Il Festival di Sanremo porta con se immancabili polemiche. Succede ogni anno. Anzi, se vogliamo dirla tutta sta proprio nel rituale della kermesse. L’abito di quell’artista, la parolaccia fuori posto nel testo della canzone, Bugo che abbandona il palcoscenico, scimmioni e “vecchie” danzanti che scandalizzano il benpensante di turno… fa parte delle regole del gioco. Una polemica ben poco “sanremese” – ma specchio dei tempi che stiamo attraversando – è, invece, quella che investe il sessismo strisciante di questa edizione. E che quest’anno si sta concentrando sulla “questione dei fiori”, consegnati solo alle partecipanti.
Parlerò della cosa riportando le parole di due donne, che hanno toccato il tema.
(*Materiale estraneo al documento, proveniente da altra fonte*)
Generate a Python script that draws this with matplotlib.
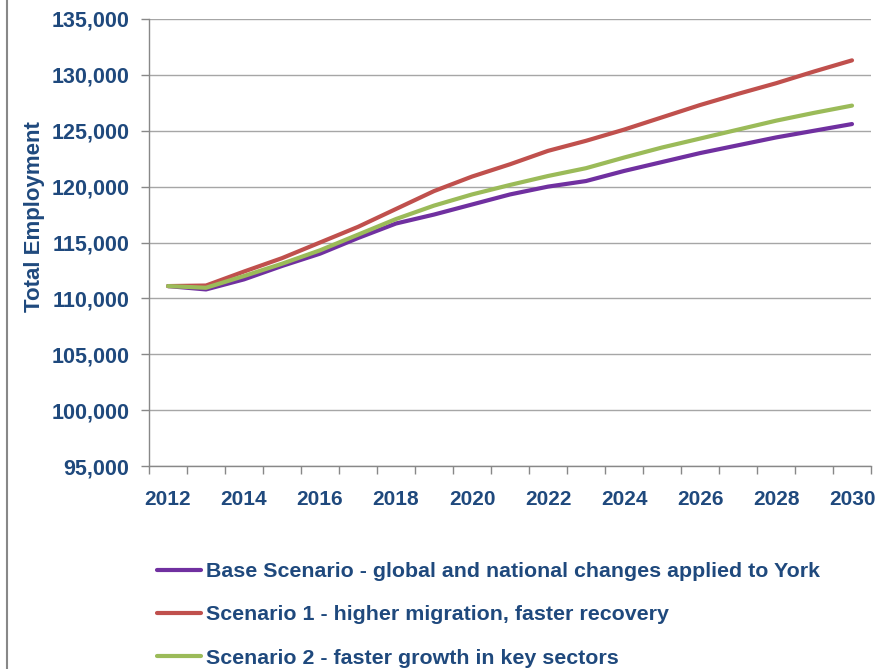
import numpy as np
import matplotlib
matplotlib.use("Agg")
import matplotlib.pyplot as plt
from matplotlib.lines import Line2D

# Data
years = list(range(2012, 2031))
base = [111100, 110800, 111700, 112900, 114000, 115400, 116700, 117500, 118400, 119300,
        120000, 120500, 121400, 122200, 123000, 123700, 124400, 125000, 125600]
scen1 = [111100, 111150, 112400, 113600, 115000, 116400, 118000, 119600, 120900, 122000,
         123200, 124100, 125100, 126200, 127300, 128300, 129250, 130300, 131300]
scen2 = [111100, 110950, 112000, 113100, 114300, 115700, 117100, 118300, 119300, 120150,
         120950, 121650, 122600, 123500, 124300, 125100, 125900, 126600, 127250]
labels = ["Base Scenario - global and national changes applied to York",
          "Scenario 1 - higher migration, faster recovery",
          "Scenario 2 - faster growth in key sectors"]
yticks = list(range(95000, 135001, 5000))

txt = "#1F497D"
plt.rcParams['font.family'] = ['Liberation Sans', 'DejaVu Sans']
plt.rcParams['font.weight'] = 'bold'

fig = plt.figure(figsize=(8.85, 6.69), dpi=100)
ax = fig.add_axes([149/885, 1 - 466/669, 722/885, 447/669])

x = np.arange(len(years))
l1, = ax.plot(x, base, color="#7030A0", lw=3, solid_capstyle="round", zorder=3)
l2, = ax.plot(x, scen1, color="#C0504D", lw=3, solid_capstyle="round", zorder=3)
l3, = ax.plot(x, scen2, color="#9BBB59", lw=3, solid_capstyle="round", zorder=4)

ax.set_xlim(-0.5, len(years) - 0.5)
ax.set_ylim(95000, 135000)
ax.set_yticks(yticks)
ax.set_yticklabels([f"{v:,}" for v in yticks], fontsize=15.5, color=txt, fontweight='bold')
ax.set_xticks(x[::2])
ax.set_xticklabels([str(y) for y in years[::2]], fontsize=15, color=txt, fontweight='bold')
ax.set_xticks(np.arange(-0.5, len(years)), minor=True)
ax.tick_params(axis='x', which='major', length=0, pad=17)
ax.tick_params(axis='x', which='minor', length=6, color="#888888", width=1)
ax.tick_params(axis='y', length=6, color="#888888", width=1, pad=8)

ax.set_ylabel("Total Employment", fontsize=16, color=txt, fontweight='bold')
ax.yaxis.set_label_coords((45 - 149) / 722, (466 - 217) / 447)

ax.grid(axis='y', color="#A6A6A6", lw=1)
ax.set_axisbelow(True)
for s in ['top', 'right']:
    ax.spines[s].set_visible(False)
for s in ['left', 'bottom']:
    ax.spines[s].set_color("#888888")
    ax.spines[s].set_linewidth(1)

leg = fig.legend([l1, l2, l3], labels, loc='upper left', bbox_to_anchor=(157/885, 1 - 562/669),
                 frameon=False, fontsize=15.4, handlelength=2.05, handletextpad=0.23,
                 labelspacing=1.14, borderpad=0, borderaxespad=0)
for t in leg.get_texts():
    t.set_color(txt)
    t.set_fontweight('bold')

# thin border line on the left edge of the picture
fig.add_artist(Line2D([7/885, 7/885], [0, 1], color="#888888", lw=1.5))

fig.savefig("out.png", dpi=100)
A cominciare da Beatrice Dondi, la quale su L’Espresso così scrive: «…lo sforzo per non sbagliare si sente, è palpabile, Fiorello e Amadeus sono concentrati a non infilare la scarpa lucida nella pozzanghera del sessismo. Ma non ce la possono fare, è più forte di loro. Gli esce spontaneo, provano a reprimersi, a mordersi il labbro senza risultato alcuno. Così comincia il gran valzer dei fiori. Solo alle donne, solo alle signore bellissime ed elegantissime che quest’anno l’otto marzo è vicino e una mimosa tira l’altra».
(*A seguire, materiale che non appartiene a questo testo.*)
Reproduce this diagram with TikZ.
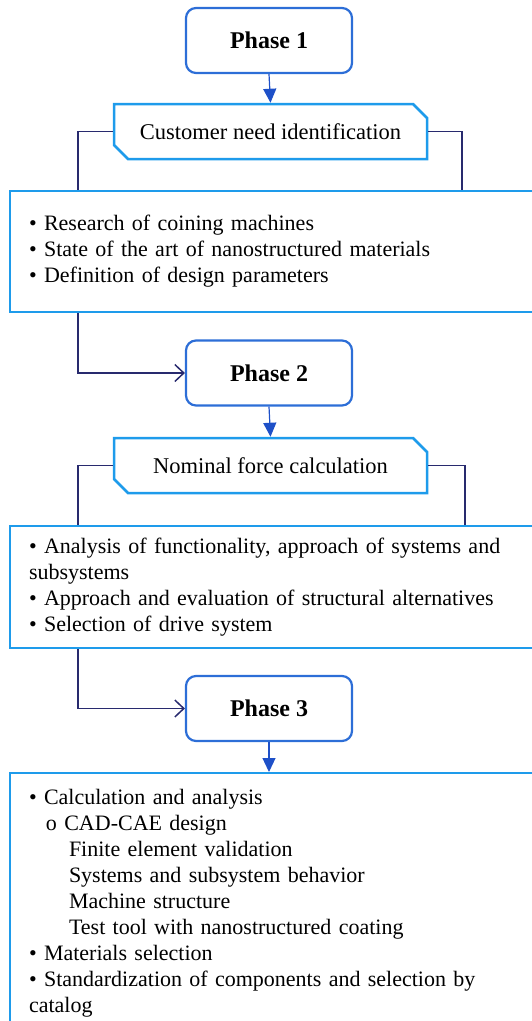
\documentclass[tikz,border=0pt]{standalone}
\usepackage{fontspec}
\setmainfont{Liberation Serif}
\usetikzlibrary{shapes.misc,arrows.meta}

\definecolor{phaseblue}{RGB}{45,110,215}
\definecolor{skyblue}{RGB}{30,155,235}
\definecolor{navy}{RGB}{40,42,110}
\definecolor{arrowblue}{RGB}{30,80,200}

\begin{document}
\begin{tikzpicture}[x=1pt,y=-1pt]
\tikzset{phase/.style={rectangle,rounded corners=10pt,draw=phaseblue,line width=2.2pt,
    minimum width=166pt,minimum height=65pt,font=\fontsize{24}{28}\selectfont\bfseries}}
\tikzset{task/.style={chamfered rectangle,chamfered rectangle corners={north east,south west},
    chamfered rectangle xsep=7pt,chamfered rectangle ysep=7pt,draw=skyblue,line width=2.5pt,
    minimum width=313pt,minimum height=55pt,font=\fontsize{22.5}{26}\selectfont}}
\tikzset{list/.style={rectangle,draw=skyblue,line width=2pt,anchor=north west,
    minimum width=540pt,text width=502pt,inner xsep=19pt,align=left,
    font=\fontsize{22}{26}\selectfont}}
\tikzset{down/.style={draw=arrowblue,line width=1.2pt,-{Triangle[length=14pt,width=13pt]}},
    side/.style={draw=navy,line width=1.5pt,-{Straight Barb[length=9pt,width=17pt,line width=1.5pt]}},
    link/.style={draw=navy,line width=1.3pt}}

\useasboundingbox (0,0) rectangle (532,1021);
\clip (0,0) rectangle (532,1021);

% phases
\foreach \i/\y in {1/40.5,2/373,3/708.5} {
    \node[phase] (p\i) at (269,\y) {Phase \i};
}

% tasks
\node[task] (t1) at (270.5,131.5) {Customer need identification};
\node[task] (t2) at (270.5,465.5) {Nominal force calculation};

% lists
\node[list,minimum height=121pt] (l1) at (9,190) {\textbullet{} Research of coining machines\\
\textbullet{} State of the art of nanostructured materials\\
\textbullet{} Definition of design parameters};
\node[list,minimum height=122pt] (l2) at (9,525) {\textbullet{} Analysis of functionality, approach of systems and\\
subsystems\\
\textbullet{} Approach and evaluation of structural alternatives\\
\textbullet{} Selection of drive system};
\node[list,minimum height=260pt] (l3) at (9,772) {\textbullet{} Calculation and analysis\\
\hspace*{17pt}o CAD-CAE design\\
\hspace*{40pt}Finite element validation\\
\hspace*{40pt}Systems and subsystem behavior\\
\hspace*{40pt}Machine structure\\
\hspace*{40pt}Test tool with nanostructured coating\\
\textbullet{} Materials selection\\
\textbullet{} Standardization of components and selection by\\
catalog};

% connectors
\draw[down] (p1.south) -- (t1.north);
\draw[down] (p2.south) -- (t2.north);
\draw[down] (p3.south) -- (p3.south |- l3.north);

\draw[link] (t1.west) -| ([xshift=69pt]l1.north west);
\draw[link] (t1.east) -| ([xshift=453pt]l1.north west);
\draw[link] (t2.west) -| ([xshift=69pt]l2.north west);
\draw[link] (t2.east) -| ([xshift=456pt]l2.north west);

\draw[side] ([xshift=69pt]l1.south west) |- (p2.west);
\draw[side] ([xshift=69pt]l2.south west) |- (p3.west);

\end{tikzpicture}
\end{document}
E continua – severa, ma giusta – Dondi: «Agli uomini invece no, che non sai quanto ci viene da ridere a vedere un maschio che stringe quel mazzo colorato. Figuriamoci poi se si tratta di Ibra, che dall’alto dei suoi due metri di calciatore riceve con un imbarazzo ai limiti del rumoroso quell’oggetto del mistero e Fiorello ridacchiando si giustifica: “Tanto non c’è più il genere, siamo fluidi“. E tutti in campo a tirare due calci al pallone, per recuperare l’attimo di cedimento». Farebbe quasi tenerezza, se non stessimo assistendo al solito e impietoso teatrino maschilista.
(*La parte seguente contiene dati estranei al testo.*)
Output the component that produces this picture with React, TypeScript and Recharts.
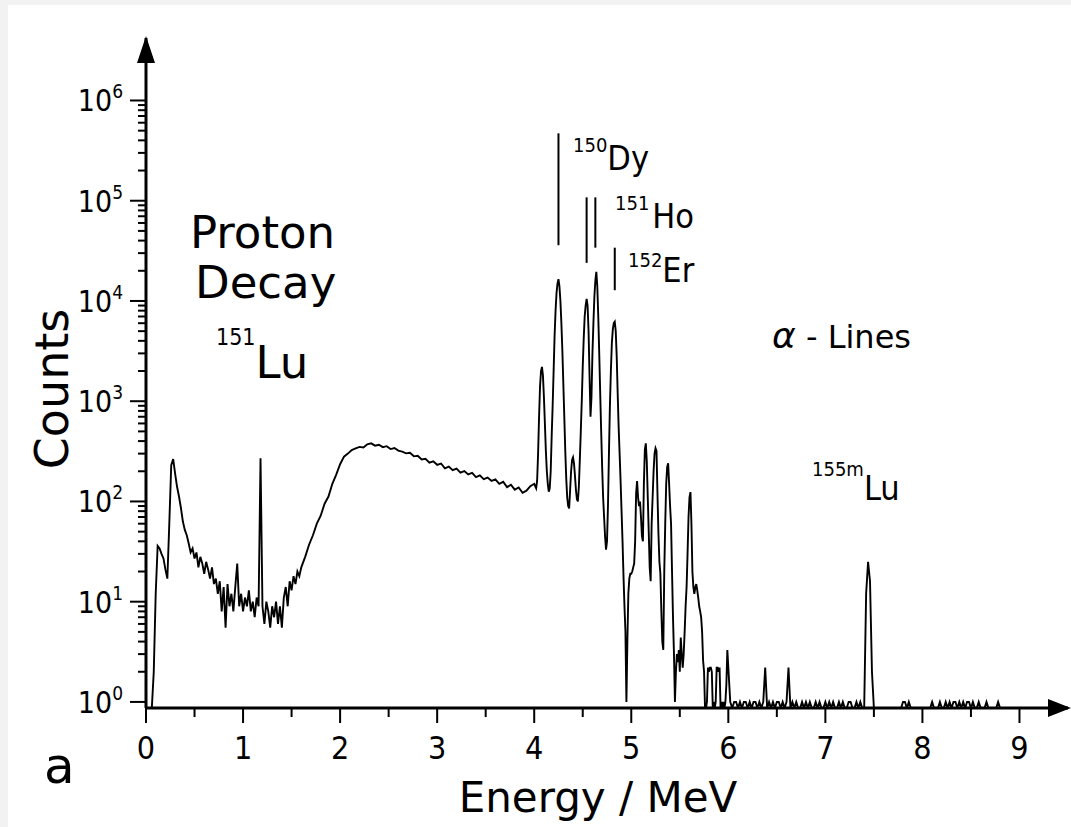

E torna sul sessismo sanremese anche Benedetta Perilli in un suo articolo su La Repubblica. La giornalista fa notare: «…il Festival è scivolato anche sulla consegna dei fiori alle sole donne, pratica costruita su stereotipi di genere ormai superati, che è stata interrotta da Francesca Michielin. La cantante, in gara con Fedez, ha passato nelle mani del collega il bouquet appena ricevuto da Amadeus dicendo: “Stasera i fiori vanno a lui”. E così hanno fatto anche Victoria dei Maneskin, passando i fiori a Manuel Agnelli, e Arisa, che li ha offerti a Michele Bravi». Una vera e propria “rivolta”, insomma. Cominciata già la prima serata, con La rappresentante di lista che ha diviso il suo omaggio floreale con tutta la sua band, Dario Mangiaracina incluso.
Insomma, la conduzione del Festival di Sanremo sembra rimasta ferma, nei modi e nei toni, alla prima metà del ‘900. Il messaggio che passa è: i fiori sono roba da donne. È questo il leit motiv taciuto, ma evidentissimo, messo in campo per proteggere una certa idea di virilità. O, meglio ancora, per proteggere una mascolinità (sempre tossica) che però, con ogni evidenza, può essere facilmente messa in crisi anche da un solo petalo di un bouquet. Povero maschio italico, verrebbe da dire. A pensarla come loro, dico. E invece non ci si può che schierare dalla parte di chi si ribella a certi stereotipi, di cui non si sente alcuna necessità. Fosse non altro per una questione di civiltà. Di una civiltà in evoluzione.